Work required:
Take from the listing each line that has the string "seaborn".

[Saved data entries]

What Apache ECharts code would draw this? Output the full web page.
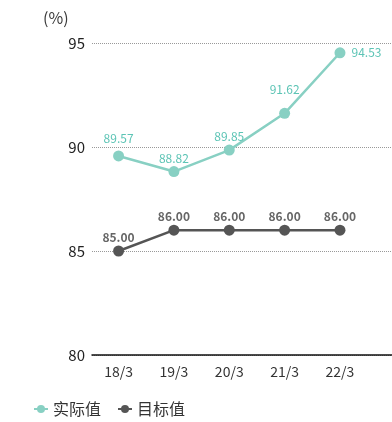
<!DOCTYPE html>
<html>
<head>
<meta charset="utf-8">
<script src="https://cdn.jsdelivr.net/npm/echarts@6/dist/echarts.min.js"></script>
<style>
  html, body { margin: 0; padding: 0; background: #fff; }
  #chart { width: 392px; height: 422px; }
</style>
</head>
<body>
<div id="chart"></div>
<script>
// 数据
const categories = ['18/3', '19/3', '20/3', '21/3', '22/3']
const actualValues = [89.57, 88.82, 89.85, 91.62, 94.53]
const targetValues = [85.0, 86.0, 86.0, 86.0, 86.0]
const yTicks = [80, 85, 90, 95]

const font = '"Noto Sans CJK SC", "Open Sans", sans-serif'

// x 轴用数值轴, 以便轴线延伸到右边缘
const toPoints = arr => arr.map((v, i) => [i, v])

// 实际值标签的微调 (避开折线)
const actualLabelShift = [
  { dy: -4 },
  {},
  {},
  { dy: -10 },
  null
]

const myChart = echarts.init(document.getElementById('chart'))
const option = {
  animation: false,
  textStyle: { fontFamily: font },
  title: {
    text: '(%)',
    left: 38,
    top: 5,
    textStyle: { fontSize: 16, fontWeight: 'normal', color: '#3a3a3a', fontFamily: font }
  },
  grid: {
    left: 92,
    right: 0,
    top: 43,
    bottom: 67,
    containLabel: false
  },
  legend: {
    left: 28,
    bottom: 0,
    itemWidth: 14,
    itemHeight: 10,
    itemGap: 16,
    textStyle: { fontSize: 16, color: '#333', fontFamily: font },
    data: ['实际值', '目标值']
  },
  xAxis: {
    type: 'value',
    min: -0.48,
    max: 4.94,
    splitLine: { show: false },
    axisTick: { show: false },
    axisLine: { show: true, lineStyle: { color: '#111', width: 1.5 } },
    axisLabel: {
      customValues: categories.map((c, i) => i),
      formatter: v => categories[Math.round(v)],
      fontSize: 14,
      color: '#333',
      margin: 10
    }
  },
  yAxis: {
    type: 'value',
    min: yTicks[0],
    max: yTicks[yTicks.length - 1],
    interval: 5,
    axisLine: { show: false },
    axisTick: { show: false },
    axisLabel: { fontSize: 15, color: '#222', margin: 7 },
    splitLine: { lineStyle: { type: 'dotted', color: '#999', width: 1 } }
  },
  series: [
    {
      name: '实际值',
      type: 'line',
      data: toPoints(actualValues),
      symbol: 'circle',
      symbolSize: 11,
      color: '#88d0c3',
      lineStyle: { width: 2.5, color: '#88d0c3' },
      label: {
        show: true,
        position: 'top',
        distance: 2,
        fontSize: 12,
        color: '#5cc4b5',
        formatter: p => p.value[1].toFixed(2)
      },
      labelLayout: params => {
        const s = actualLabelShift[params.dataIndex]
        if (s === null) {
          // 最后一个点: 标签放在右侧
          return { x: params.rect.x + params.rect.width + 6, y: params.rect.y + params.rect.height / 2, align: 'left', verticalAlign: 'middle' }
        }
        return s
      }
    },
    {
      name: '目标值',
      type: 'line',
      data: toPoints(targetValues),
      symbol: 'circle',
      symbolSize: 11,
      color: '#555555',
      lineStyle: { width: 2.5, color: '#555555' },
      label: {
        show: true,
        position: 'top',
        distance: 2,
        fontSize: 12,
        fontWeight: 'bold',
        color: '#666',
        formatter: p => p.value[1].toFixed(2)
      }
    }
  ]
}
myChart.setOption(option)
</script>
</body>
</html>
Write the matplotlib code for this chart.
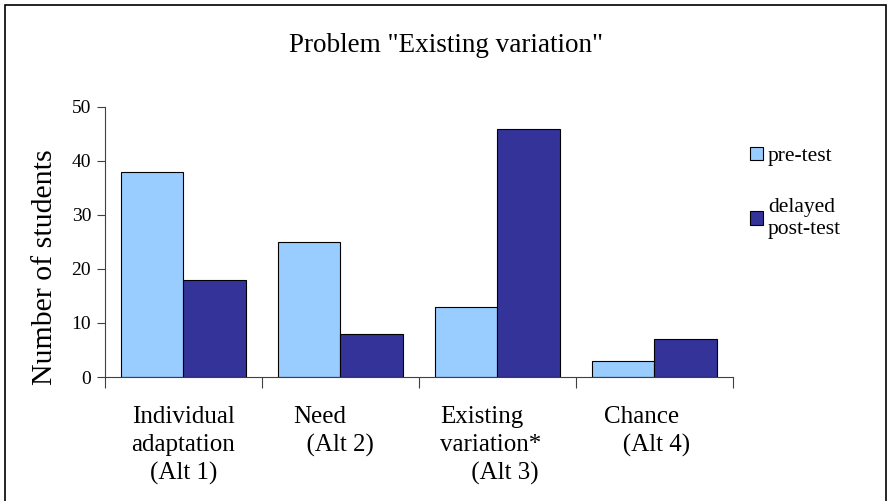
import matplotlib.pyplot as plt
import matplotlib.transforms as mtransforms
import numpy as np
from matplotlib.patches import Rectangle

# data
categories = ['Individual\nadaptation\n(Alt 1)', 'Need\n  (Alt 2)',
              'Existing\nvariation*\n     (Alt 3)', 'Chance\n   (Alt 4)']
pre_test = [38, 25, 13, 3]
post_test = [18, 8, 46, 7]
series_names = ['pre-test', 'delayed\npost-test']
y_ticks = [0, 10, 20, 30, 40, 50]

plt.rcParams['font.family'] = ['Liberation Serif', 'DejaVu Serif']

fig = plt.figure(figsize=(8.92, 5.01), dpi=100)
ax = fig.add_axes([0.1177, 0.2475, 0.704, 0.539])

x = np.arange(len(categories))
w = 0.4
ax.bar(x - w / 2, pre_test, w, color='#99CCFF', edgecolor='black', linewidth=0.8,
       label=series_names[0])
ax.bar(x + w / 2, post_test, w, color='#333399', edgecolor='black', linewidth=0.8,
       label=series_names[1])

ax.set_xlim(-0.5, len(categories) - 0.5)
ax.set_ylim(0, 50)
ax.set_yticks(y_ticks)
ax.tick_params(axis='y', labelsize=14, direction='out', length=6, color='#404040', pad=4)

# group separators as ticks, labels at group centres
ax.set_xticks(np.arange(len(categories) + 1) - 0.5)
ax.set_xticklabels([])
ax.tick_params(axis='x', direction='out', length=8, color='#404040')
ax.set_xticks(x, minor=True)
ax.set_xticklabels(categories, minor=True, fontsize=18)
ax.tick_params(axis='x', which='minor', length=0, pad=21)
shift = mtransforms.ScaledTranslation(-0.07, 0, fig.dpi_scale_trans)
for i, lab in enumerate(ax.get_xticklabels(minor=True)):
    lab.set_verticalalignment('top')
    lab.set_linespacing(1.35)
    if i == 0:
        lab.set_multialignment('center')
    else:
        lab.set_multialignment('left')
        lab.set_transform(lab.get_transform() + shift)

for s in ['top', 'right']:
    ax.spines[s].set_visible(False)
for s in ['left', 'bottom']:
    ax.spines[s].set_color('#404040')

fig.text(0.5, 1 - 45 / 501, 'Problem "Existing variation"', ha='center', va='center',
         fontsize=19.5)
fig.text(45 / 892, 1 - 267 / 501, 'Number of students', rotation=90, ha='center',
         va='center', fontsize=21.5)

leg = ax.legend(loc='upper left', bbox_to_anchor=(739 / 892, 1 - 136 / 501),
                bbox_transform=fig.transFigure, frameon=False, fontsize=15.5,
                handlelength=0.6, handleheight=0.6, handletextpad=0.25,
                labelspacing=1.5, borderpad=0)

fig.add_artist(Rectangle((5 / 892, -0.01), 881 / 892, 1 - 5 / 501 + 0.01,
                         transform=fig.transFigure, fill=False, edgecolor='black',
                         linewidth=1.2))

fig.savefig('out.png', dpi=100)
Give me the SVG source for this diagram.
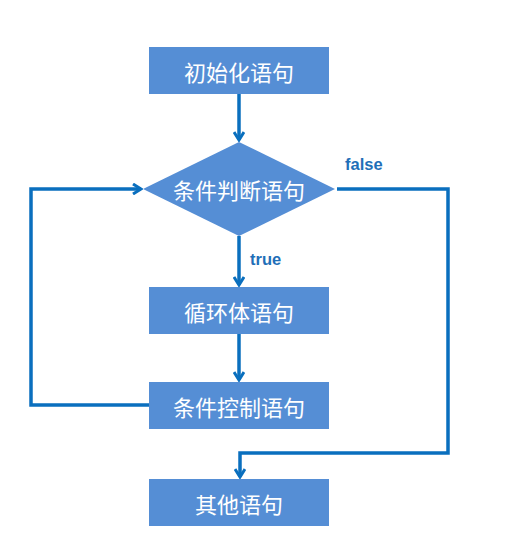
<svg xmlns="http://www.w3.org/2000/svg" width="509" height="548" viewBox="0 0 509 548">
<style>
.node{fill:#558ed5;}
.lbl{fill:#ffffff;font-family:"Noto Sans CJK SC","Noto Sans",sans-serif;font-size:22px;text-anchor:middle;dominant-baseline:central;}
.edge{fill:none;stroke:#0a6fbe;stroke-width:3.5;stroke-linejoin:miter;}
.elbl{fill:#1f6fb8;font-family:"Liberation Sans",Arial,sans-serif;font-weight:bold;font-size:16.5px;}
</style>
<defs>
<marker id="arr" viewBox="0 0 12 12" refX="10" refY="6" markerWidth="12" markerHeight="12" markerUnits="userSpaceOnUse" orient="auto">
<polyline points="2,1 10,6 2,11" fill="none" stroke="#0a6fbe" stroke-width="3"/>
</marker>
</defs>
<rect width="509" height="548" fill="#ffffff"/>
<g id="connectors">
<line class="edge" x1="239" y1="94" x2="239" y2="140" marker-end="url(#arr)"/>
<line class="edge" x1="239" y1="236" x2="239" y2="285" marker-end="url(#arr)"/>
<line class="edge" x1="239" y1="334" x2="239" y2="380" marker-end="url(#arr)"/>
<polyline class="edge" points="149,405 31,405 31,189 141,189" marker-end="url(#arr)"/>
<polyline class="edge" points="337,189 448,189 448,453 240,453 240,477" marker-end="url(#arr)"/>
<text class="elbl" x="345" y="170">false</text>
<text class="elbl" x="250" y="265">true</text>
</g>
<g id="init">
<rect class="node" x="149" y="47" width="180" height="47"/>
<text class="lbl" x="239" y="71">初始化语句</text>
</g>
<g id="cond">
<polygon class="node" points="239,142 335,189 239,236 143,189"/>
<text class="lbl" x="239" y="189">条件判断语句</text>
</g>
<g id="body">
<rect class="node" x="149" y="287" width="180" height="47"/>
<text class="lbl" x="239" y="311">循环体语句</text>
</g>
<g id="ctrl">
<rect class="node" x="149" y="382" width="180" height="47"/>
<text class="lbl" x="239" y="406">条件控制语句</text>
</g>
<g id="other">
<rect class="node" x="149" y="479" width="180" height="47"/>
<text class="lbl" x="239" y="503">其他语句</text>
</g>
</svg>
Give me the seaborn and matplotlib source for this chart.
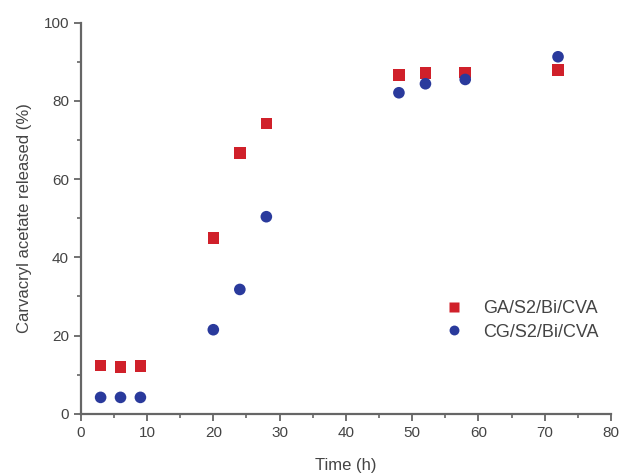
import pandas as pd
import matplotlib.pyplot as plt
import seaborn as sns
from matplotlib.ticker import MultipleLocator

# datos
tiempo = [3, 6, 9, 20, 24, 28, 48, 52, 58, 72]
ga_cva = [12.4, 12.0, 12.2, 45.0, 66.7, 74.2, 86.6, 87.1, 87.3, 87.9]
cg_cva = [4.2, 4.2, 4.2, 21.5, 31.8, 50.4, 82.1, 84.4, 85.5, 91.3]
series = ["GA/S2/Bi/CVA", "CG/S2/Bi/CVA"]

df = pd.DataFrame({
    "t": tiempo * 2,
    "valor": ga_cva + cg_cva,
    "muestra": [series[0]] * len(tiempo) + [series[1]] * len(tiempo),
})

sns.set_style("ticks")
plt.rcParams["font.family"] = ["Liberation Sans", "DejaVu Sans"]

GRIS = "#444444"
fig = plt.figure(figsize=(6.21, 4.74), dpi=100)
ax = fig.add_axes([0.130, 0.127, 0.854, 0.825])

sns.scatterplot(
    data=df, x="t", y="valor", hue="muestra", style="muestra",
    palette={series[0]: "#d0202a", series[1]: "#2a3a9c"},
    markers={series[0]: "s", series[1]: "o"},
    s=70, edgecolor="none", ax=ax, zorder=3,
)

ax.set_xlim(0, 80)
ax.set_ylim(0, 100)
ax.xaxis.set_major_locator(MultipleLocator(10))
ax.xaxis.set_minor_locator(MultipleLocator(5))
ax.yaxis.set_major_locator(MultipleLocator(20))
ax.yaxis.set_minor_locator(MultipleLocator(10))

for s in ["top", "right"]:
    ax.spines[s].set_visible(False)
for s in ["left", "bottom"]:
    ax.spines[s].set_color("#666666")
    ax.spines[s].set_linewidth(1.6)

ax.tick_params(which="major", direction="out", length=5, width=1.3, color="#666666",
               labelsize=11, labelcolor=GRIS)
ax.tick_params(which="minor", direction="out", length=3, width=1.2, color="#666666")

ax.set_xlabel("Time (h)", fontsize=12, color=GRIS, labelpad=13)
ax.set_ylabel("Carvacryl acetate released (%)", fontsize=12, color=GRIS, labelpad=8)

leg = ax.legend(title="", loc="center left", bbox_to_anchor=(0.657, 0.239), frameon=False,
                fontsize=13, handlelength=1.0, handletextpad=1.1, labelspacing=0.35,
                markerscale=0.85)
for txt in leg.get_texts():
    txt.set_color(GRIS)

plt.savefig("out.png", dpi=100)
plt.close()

The output:
Give me the seaborn and matplotlib source for this chart.
import seaborn as sns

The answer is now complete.